The play is based on Mr. Williams’ short story, “Gift of an Apple”, based in Italy. In Williams’ original story, a young drifter happens upon a large Italian woman in a trailer by the side of a road. Hungry, he stops to talk with her and in the process, the pair share a brief moment of lust, interrupted by her realization that he is far too young. Williams takes that tiny little moment, what in reality would last only a minute or two, and gives it meaning beyond what the two characters can realize. When Charlene Donaghy read Tennessee Williams’ short story “Gift of an Apple,” she was struck by the connection, however fleeting, between his two characters. The result of that inspiration is the play Gift of an Orange
So the 95 Empire Black Box performance is to rehearse the cast for the New Orleans Literary Festival? How did the play get selected?
One of the producers of the Tennessee Williams Literary Festival in New Orleans came to the Provincetown production and was impressed by it. The rest is as they say, history.
New Urban Theatre Laboratory is your company in Massachusetts. Can you tell me how it got started and where you hope to go?
New Urban Theatre Lab came about on Superbowl Sunday five years ago, February, 2009.
Cliff Odle and Alan White, fellow co-founders, and me were all at my place in Boston and, as actors do, we started that never-ending conversation of not having enough opportunities to see our own people of color stories on stage…and of seeing ourselves always reflected through the eyes of white playwrights and producers. I had been bugging Cliff for years to start a theater company, and for some reason, that night, that moment it felt right. Our mission statement reads: “The New Urban Theatre Laboratory exists to use the experimental power of theatre to investigate the stories and voices of those who exist on the margins of society. We seek to bring the stories of the underrepresented to the forefront using the active ingredients of honesty and insight mixed in with equal parts sadness and joy, myth and mysticism, farce and cynicism and above all, truth.”
One of our first productions in October of 2009 was the play, Srey Neang, by Bernice Luison Sim. It is a story about an Asian woman who is sold into servitude as a young girl and eventually ends up being sold into prostitution. It was a hard play to watch, but it also fit our mission to tell the stories of people living and existing in the margins. It showed faces we don’t generally get to see on stage. We had a cast of four Asian actors on stage on a story about life in an Asian country!
New Urban Theatre Lab produced Gift of an Orange as the winner of our playwriting competition “The Love Experiment” . The premise was (or as we Labbers like to say, the hypothesis) that Love is an Experiment. The play had to meet four criteria–no more than four actors and no longer than an hour with a submission deadline and a submission fee. The winning script not only received a public reading at the end of Season 2, but a full production to kick off Season 3. Charlene’s play knocked it out of the park, as far as storyline, casting, location, and adherence to our mission statement.

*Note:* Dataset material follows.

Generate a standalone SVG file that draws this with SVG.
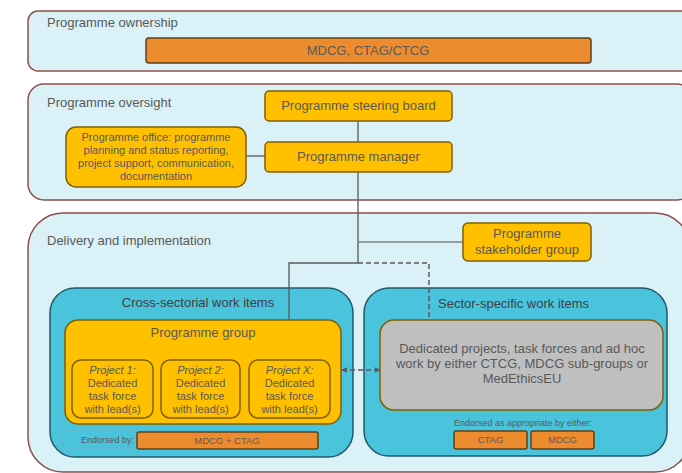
<svg xmlns="http://www.w3.org/2000/svg" width="682" height="473" viewBox="0 0 682 473">
<style>
text{font-family:"Liberation Sans",Arial,sans-serif;fill:#595959}
.panel{fill:#DAF1F8;stroke:#8B5048;stroke-width:1.5}
.cyan{fill:#4AC3DC;stroke:#215A68;stroke-width:1.5}
.yel{fill:#FFC000;stroke:#7F6000;stroke-width:1.5}
.org{fill:#ED8C2F;stroke:#5E4018;stroke-width:1.5}
.gry{fill:#BFBFBF;stroke:#806000;stroke-width:1.5}
.t13{font-size:13px}
.t11{font-size:11px}
.t9{font-size:9px}
.c{text-anchor:middle}
.dk{fill:#404040}
.ln{fill:none;stroke:#595959;stroke-width:1.3}
.dash{fill:none;stroke:#595959;stroke-width:1.5;stroke-dasharray:5 3}
</style>
<defs>
<marker id="ah" viewBox="0 0 10 10" refX="9" refY="5" markerWidth="6" markerHeight="6" orient="auto-start-reverse" markerUnits="userSpaceOnUse">
<path d="M0,0 L10,5 L0,10 z" fill="#595959"/>
</marker>
</defs>

<g id="ownership">
<rect class="panel" x="28" y="11" width="670" height="60" rx="10"/>
<text class="t13" x="47" y="27">Programme ownership</text>
</g>
<g id="oversight">
<rect class="panel" x="28" y="84" width="665" height="116" rx="16"/>
<text class="t13" x="47" y="107">Programme oversight</text>
</g>
<g id="delivery">
<rect class="panel" x="28" y="213" width="662" height="259" rx="35"/>
<text class="t13" x="47" y="245">Delivery and implementation</text>
</g>
<g id="cross-sectorial">
<rect class="cyan" x="50" y="288" width="303" height="169" rx="25"/>
<text class="t13 c dk" x="198" y="307">Cross-sectorial work items</text>
</g>
<g id="sector-specific">
<rect class="cyan" x="364" y="288" width="303" height="168" rx="25"/>
<text class="t13 dk" x="438" y="308">Sector-specific work items</text>
</g>

<g id="connectors">
<line class="ln" x1="358" y1="121" x2="358" y2="142"/>
<line class="ln" x1="246" y1="156" x2="265" y2="156"/>
<polyline class="ln" points="358,172 358,263 289,263 289,320"/>
<line x1="358" y1="242" x2="463" y2="242" stroke="#808080" stroke-width="1.3"/>
<polyline class="dash" points="358,263 429,263 429,320"/>
<line class="dash" x1="342" y1="370" x2="380" y2="370" marker-start="url(#ah)" marker-end="url(#ah)"/>
</g>

<g id="mdcg-ctag-ctcg">
<rect class="org" x="146" y="38" width="445" height="25" rx="3"/>
<text class="t13 c" x="368" y="55">MDCG, CTAG/CTCG</text>
</g>
<g id="steering-board">
<rect class="yel" x="265" y="91" width="187" height="30" rx="4"/>
<text class="t13 c" x="358.5" y="110">Programme steering board</text>
</g>
<g id="programme-manager">
<rect class="yel" x="265" y="142" width="187" height="30" rx="4"/>
<text class="t13 c" x="358.5" y="161">Programme manager</text>
</g>
<g id="programme-office">
<rect class="yel" x="66" y="127" width="180" height="60" rx="10"/>
<text class="t11 c" x="156"><tspan x="156" y="141">Programme office: programme</tspan><tspan x="156" y="154">planning and status reporting,</tspan><tspan x="156" y="167">project support, communication,</tspan><tspan x="156" y="180">documentation</tspan></text>
</g>
<g id="stakeholder-group">
<rect class="yel" x="463" y="223" width="128" height="38" rx="5"/>
<text class="t13 c" x="527"><tspan x="527" y="238">Programme</tspan><tspan x="527" y="254">stakeholder group</tspan></text>
</g>
<g id="programme-group">
<rect class="yel" x="65" y="320" width="276" height="104" rx="13"/>
<text class="t13 c" x="203" y="337">Programme group</text>
</g>
<g id="project-1">
<rect class="yel" x="72" y="360" width="81" height="58" rx="9"/>
<text class="t11 c" x="112.5"><tspan x="112.5" y="374" font-style="italic">Project 1:</tspan><tspan x="112.5" y="387">Dedicated</tspan><tspan x="112.5" y="400">task force</tspan><tspan x="112.5" y="413">with lead(s)</tspan></text>
</g>
<g id="project-2">
<rect class="yel" x="161" y="360" width="79" height="58" rx="9"/>
<text class="t11 c" x="200.5"><tspan x="200.5" y="374" font-style="italic">Project 2:</tspan><tspan x="200.5" y="387">Dedicated</tspan><tspan x="200.5" y="400">task force</tspan><tspan x="200.5" y="413">with lead(s)</tspan></text>
</g>
<g id="project-x">
<rect class="yel" x="249" y="360" width="81" height="58" rx="9"/>
<text class="t11 c" x="289.5"><tspan x="289.5" y="374" font-style="italic">Project X:</tspan><tspan x="289.5" y="387">Dedicated</tspan><tspan x="289.5" y="400">task force</tspan><tspan x="289.5" y="413">with lead(s)</tspan></text>
</g>
<g id="endorsed-cross">
<rect x="62" y="430" width="91" height="18" fill="none" stroke="#8AA9B5" stroke-width="1" stroke-dasharray="1.5 1.5"/>
<text class="t9" x="81" y="443">Endorsed by:</text>
<rect class="org" x="137" y="432" width="181" height="17" rx="2"/>
<text class="c" x="227" y="444" font-size="9.5">MDCG + CTAG</text>
</g>
<g id="sector-work">
<rect class="gry" x="380" y="320" width="283" height="90" rx="14"/>
<text class="t13 c" x="522"><tspan x="522" y="353">Dedicated projects, task forces and ad hoc</tspan><tspan x="522" y="368">work by either CTCG, MDCG sub-groups or</tspan><tspan x="522" y="383">MedEthicsEU</tspan></text>
</g>
<g id="endorsed-sector">
<text class="t9 c" x="523" y="426">Endorsed as appropriate by either:</text>
<rect class="org" x="454" y="431" width="73" height="18" rx="2"/>
<text class="c" x="490.5" y="443" font-size="9.5">CTAG</text>
<rect class="org" x="531" y="431" width="63" height="18" rx="2"/>
<text class="c" x="562.5" y="443" font-size="9.5">MDCG</text>
</g>
</svg>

Right now, New Urban is a company of one person, and the progress is a little slower. As far as our future, I’m contemplating next steps as well. All of the productions were in Massachusetts, and I’ve since relocated to Rhode Island. While not far away, it does make it difficult to try to coordinate productions out of two places. My focus now is to form a niche in my new home town of Providence which I’m happy to say is coming along nicely. I am a part of the Rhode Island Teaching Artists (RITAC), affiliated with Trinity Rep’s summer intensive program YASI, acted with the Manton Avenue Project (amazing people), and most recently, directed For Colored Girls Who Considered Suicide When the Rainbow is Enuf.
You recently got some great reviews for your direction of Mixed Magic’s Colored Girls. Will we see more of your work in Rhode Island?
I hope so! I directed For Colored Girls because I have a connection to the piece, as I was cast as Lady in Blue in a production in Boston years ago and because I was very excited to have a chance to direct in Rhode Island. And I hope to organize a series of Edward Albee plays in the fall with a fourth play as a surprise here at 95 Empire. It feels as if I’m finally breaking ground. I hope this is the beginning of many more projects here.
Gift of an Orange will be in open rehearsal with a talkback at the 95 Empire Black Box on Tuesday, March 11, Wednesday, March 12, and Thursday, March 13, at 7:30.
Tickets will be available at the door on a sliding scale: $5-10.